AIM OF THE EXERCISE: Extract the lines from the start through the line that holds "8.03, 7.8, 7.58]", both included, omitting all images.

DATA SEGMENT:
'''
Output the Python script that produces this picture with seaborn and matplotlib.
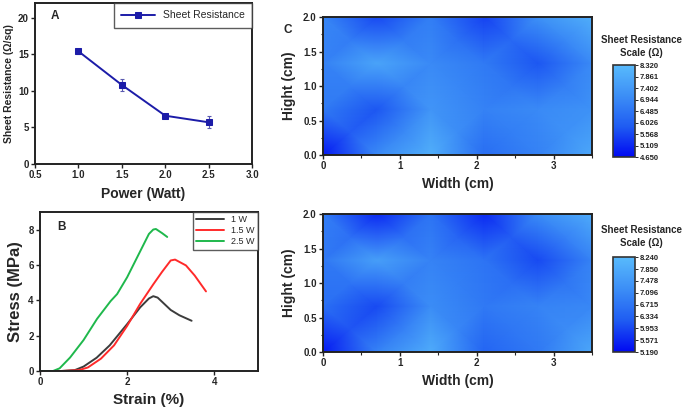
import numpy as np
import pandas as pd
import matplotlib
matplotlib.use('Agg')
import matplotlib.pyplot as plt
from matplotlib.colors import LinearSegmentedColormap
from matplotlib.ticker import AutoMinorLocator
import seaborn as sns

# Panel A - sheet resistance vs power
power = [1.0, 1.5, 2.0, 2.5]
sheet_res = [15.4, 10.8, 6.6, 5.7]
sheet_err = [0.3, 0.8, 0.2, 0.8]

# Panel B - stress-strain curves
strain_1w = [0.0, 0.5, 0.8, 1.0, 1.3, 1.6, 2.0, 2.3, 2.5, 2.6, 2.7, 2.85, 3.0, 3.2, 3.48]
stress_1w = [0.0, 0.0, 0.05, 0.25, 0.75, 1.45, 2.65, 3.6, 4.1, 4.23, 4.15, 3.8, 3.45, 3.15, 2.84]
strain_15w = [0.0, 0.5, 0.9, 1.1, 1.4, 1.7, 2.0, 2.3, 2.6, 2.8, 3.0, 3.1, 3.35, 3.55, 3.81]
stress_15w = [0.0, 0.0, 0.05, 0.2, 0.7, 1.45, 2.55, 3.8, 4.9, 5.6, 6.25, 6.3, 5.97, 5.4, 4.5]
strain_25w = [0.0, 0.3, 0.45, 0.69, 1.0, 1.31, 1.62, 1.77, 2.0, 2.31, 2.5, 2.6, 2.66, 2.8, 2.92]
stress_25w = [0.0, 0.0, 0.15, 0.76, 1.75, 2.95, 3.95, 4.35, 5.3, 6.82, 7.75, 8.0, 8.03, 7.8, 7.58]

# Panel C - sheet resistance maps
width_pts = [0.0, 0.7, 1.4, 2.1, 2.8, 3.5]
hight_pts = [0.0, 0.667, 1.333, 2.0]
map_top = [[4.9, 7.0, 8.0, 6.3, 6.8, 7.8],
           [6.6, 5.8, 7.3, 6.8, 7.0, 7.2],
           [6.8, 7.7, 7.0, 6.6, 5.8, 7.0],
           [6.9, 5.6, 6.7, 5.5, 7.2, 8.0]]
map_bottom = [[5.4, 7.0, 7.9, 6.4, 6.8, 7.8],
              [6.6, 6.0, 7.2, 6.8, 7.0, 7.1],
              [6.8, 7.6, 7.0, 6.7, 6.0, 7.0],
              [6.9, 5.6, 6.7, 5.6, 7.2, 7.9]]
range_top = (4.650, 8.320)
range_bottom = (5.190, 8.240)
ticks_top = ['4.650', '5.109', '5.568', '6.026', '6.485', '6.944', '7.402', '7.861', '8.320']
ticks_bottom = ['5.190', '5.571', '5.953', '6.334', '6.715', '7.096', '7.478', '7.850', '8.240']

sns.set_style('ticks')
plt.rcParams['font.family'] = ['Liberation Sans', 'DejaVu Sans']
plt.rcParams['xtick.direction'] = 'out'
plt.rcParams['ytick.direction'] = 'out'

fig = plt.figure(figsize=(6.85, 4.07), dpi=100)

def style_axes(ax, tick_size=7):
    for s in ax.spines.values():
        s.set_linewidth(1.4)
        s.set_color('#222222')
    ax.tick_params(labelsize=tick_size, width=1.0, length=3, color='#222222', pad=1.5)
    ax.tick_params(which='minor', width=0.8, length=1.8)
    for lab in ax.get_xticklabels() + ax.get_yticklabels():
        lab.set_fontweight('bold')

# ---- A ----
axA = fig.add_axes([0.0511, 0.597, 0.317, 0.3956])
dfA = pd.DataFrame({'Power': power, 'Sheet Resistance': sheet_res})
axA.errorbar(power, sheet_res, yerr=sheet_err, fmt='none', ecolor='#5a5ab0',
             elinewidth=0.8, capsize=1.5, capthick=0.8)
sns.lineplot(data=dfA, x='Power', y='Sheet Resistance', ax=axA, color='#1c1ca8',
             marker='s', markersize=4.5, markeredgecolor='#1c1ca8', linewidth=1.4,
             label='Sheet Resistance')
axA.set_xlim(0.5, 3.0)
axA.set_ylim(0, 22)
axA.set_xticks([0.5, 1.0, 1.5, 2.0, 2.5, 3.0])
axA.set_yticks([0, 5, 10, 15, 20])
axA.set_xlabel('Power (Watt)', fontsize=10, fontweight='bold', labelpad=5)
axA.set_ylabel('Sheet Resistance (Ω/sq)', fontsize=7.5, fontweight='bold', labelpad=3)
leg = axA.legend(loc='upper right', fontsize=7.5, frameon=True, fancybox=False,
                 borderaxespad=0, handlelength=3.2, borderpad=0.7)
leg.get_frame().set_edgecolor('#333333')
leg.get_frame().set_linewidth(1.0)
axA.text(0.07, 0.92, 'A', transform=axA.transAxes, fontsize=8.5, fontweight='bold',
         va='center')
style_axes(axA)

# ---- B ----
axB = fig.add_axes([0.0584, 0.0885, 0.318, 0.391])
dfB = pd.concat([
    pd.DataFrame({'Strain': strain_1w, 'Stress': stress_1w, 'Power': '1 W'}),
    pd.DataFrame({'Strain': strain_15w, 'Stress': stress_15w, 'Power': '1.5 W'}),
    pd.DataFrame({'Strain': strain_25w, 'Stress': stress_25w, 'Power': '2.5 W'}),
])
sns.lineplot(data=dfB, x='Strain', y='Stress', hue='Power', sort=False, estimator=None,
             palette=['#3c3c3c', '#ff2a2a', '#1fb84c'], linewidth=1.4, ax=axB)
axB.set_xlim(0, 5)
axB.set_ylim(0, 9)
axB.set_xticks([0, 2, 4])
axB.set_yticks([0, 2, 4, 6, 8])
axB.set_xlabel('Strain (%)', fontsize=11, fontweight='bold', labelpad=4)
axB.set_ylabel('Stress (MPa)', fontsize=12, fontweight='bold', labelpad=4)
legB = axB.legend(loc='upper right', fontsize=6.5, frameon=True, fancybox=False,
                  borderaxespad=0, handlelength=3.0, labelspacing=0.2, title=None)
legB.get_frame().set_edgecolor('#333333')
legB.get_frame().set_linewidth(1.0)
axB.text(0.08, 0.905, 'B', transform=axB.transAxes, fontsize=8.5, fontweight='bold',
         va='center')
style_axes(axB)

# ---- C ----
cmap = LinearSegmentedColormap.from_list(
    'sr', ['#0008f2', '#1f5cf2', '#3c8ef6', '#58bafc'])

def draw_map(rect, cbar_rect, values, vrange, tick_labels, title_y):
    ax = fig.add_axes(rect)
    X, Y = np.meshgrid(width_pts, hight_pts)
    ax.pcolormesh(X, Y, np.array(values), shading='gouraud', cmap=cmap,
                  vmin=vrange[0], vmax=vrange[1])
    ax.set_xlim(0, 3.5)
    ax.set_ylim(0, 2.0)
    ax.set_xticks([0, 1, 2, 3])
    ax.set_yticks([0.0, 0.5, 1.0, 1.5, 2.0])
    ax.xaxis.set_minor_locator(AutoMinorLocator(2))
    ax.yaxis.set_minor_locator(AutoMinorLocator(2))
    ax.set_xlabel('Width (cm)', fontsize=10, fontweight='bold', labelpad=4)
    ax.set_ylabel('Hight (cm)', fontsize=10, fontweight='bold', labelpad=5)
    style_axes(ax)
    cax = fig.add_axes(cbar_rect)
    sm = plt.cm.ScalarMappable(cmap=cmap, norm=plt.Normalize(*vrange))
    cb = fig.colorbar(sm, cax=cax)
    cb.set_ticks(np.linspace(vrange[0], vrange[1], len(tick_labels)))
    cb.set_ticklabels(tick_labels)
    cb.ax.tick_params(labelsize=5.5, length=2, width=0.7, pad=1.5)
    for lab in cb.ax.get_yticklabels():
        lab.set_fontweight('bold')
        lab.set_color('#222222')
    cb.outline.set_edgecolor('#333333')
    cb.outline.set_linewidth(1.2)
    fig.text(0.936, title_y, 'Sheet Resistance\nScale (Ω)', ha='center', va='center',
             fontsize=7, fontweight='bold', linespacing=1.35)
    return ax

draw_map([0.4715, 0.619, 0.3927, 0.339], [0.895, 0.614, 0.032, 0.226],
         map_top, range_top, ticks_top, 0.886)
draw_map([0.4715, 0.135, 0.3927, 0.339], [0.895, 0.135, 0.032, 0.233],
         map_bottom, range_bottom, ticks_bottom, 0.419)
fig.text(0.414, 0.926, 'C', fontsize=8.5, fontweight='bold', va='center')

fig.savefig('out.png', dpi=100)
'''
EXERCISE ANSWER:
Output the Python script that produces this picture with seaborn and matplotlib.
import numpy as np
import pandas as pd
import matplotlib
matplotlib.use('Agg')
import matplotlib.pyplot as plt
from matplotlib.colors import LinearSegmentedColormap
from matplotlib.ticker import AutoMinorLocator
import seaborn as sns

# Panel A - sheet resistance vs power
power = [1.0, 1.5, 2.0, 2.5]
sheet_res = [15.4, 10.8, 6.6, 5.7]
sheet_err = [0.3, 0.8, 0.2, 0.8]

# Panel B - stress-strain curves
strain_1w = [0.0, 0.5, 0.8, 1.0, 1.3, 1.6, 2.0, 2.3, 2.5, 2.6, 2.7, 2.85, 3.0, 3.2, 3.48]
stress_1w = [0.0, 0.0, 0.05, 0.25, 0.75, 1.45, 2.65, 3.6, 4.1, 4.23, 4.15, 3.8, 3.45, 3.15, 2.84]
strain_15w = [0.0, 0.5, 0.9, 1.1, 1.4, 1.7, 2.0, 2.3, 2.6, 2.8, 3.0, 3.1, 3.35, 3.55, 3.81]
stress_15w = [0.0, 0.0, 0.05, 0.2, 0.7, 1.45, 2.55, 3.8, 4.9, 5.6, 6.25, 6.3, 5.97, 5.4, 4.5]
strain_25w = [0.0, 0.3, 0.45, 0.69, 1.0, 1.31, 1.62, 1.77, 2.0, 2.31, 2.5, 2.6, 2.66, 2.8, 2.92]
stress_25w = [0.0, 0.0, 0.15, 0.76, 1.75, 2.95, 3.95, 4.35, 5.3, 6.82, 7.75, 8.0, 8.03, 7.8, 7.58]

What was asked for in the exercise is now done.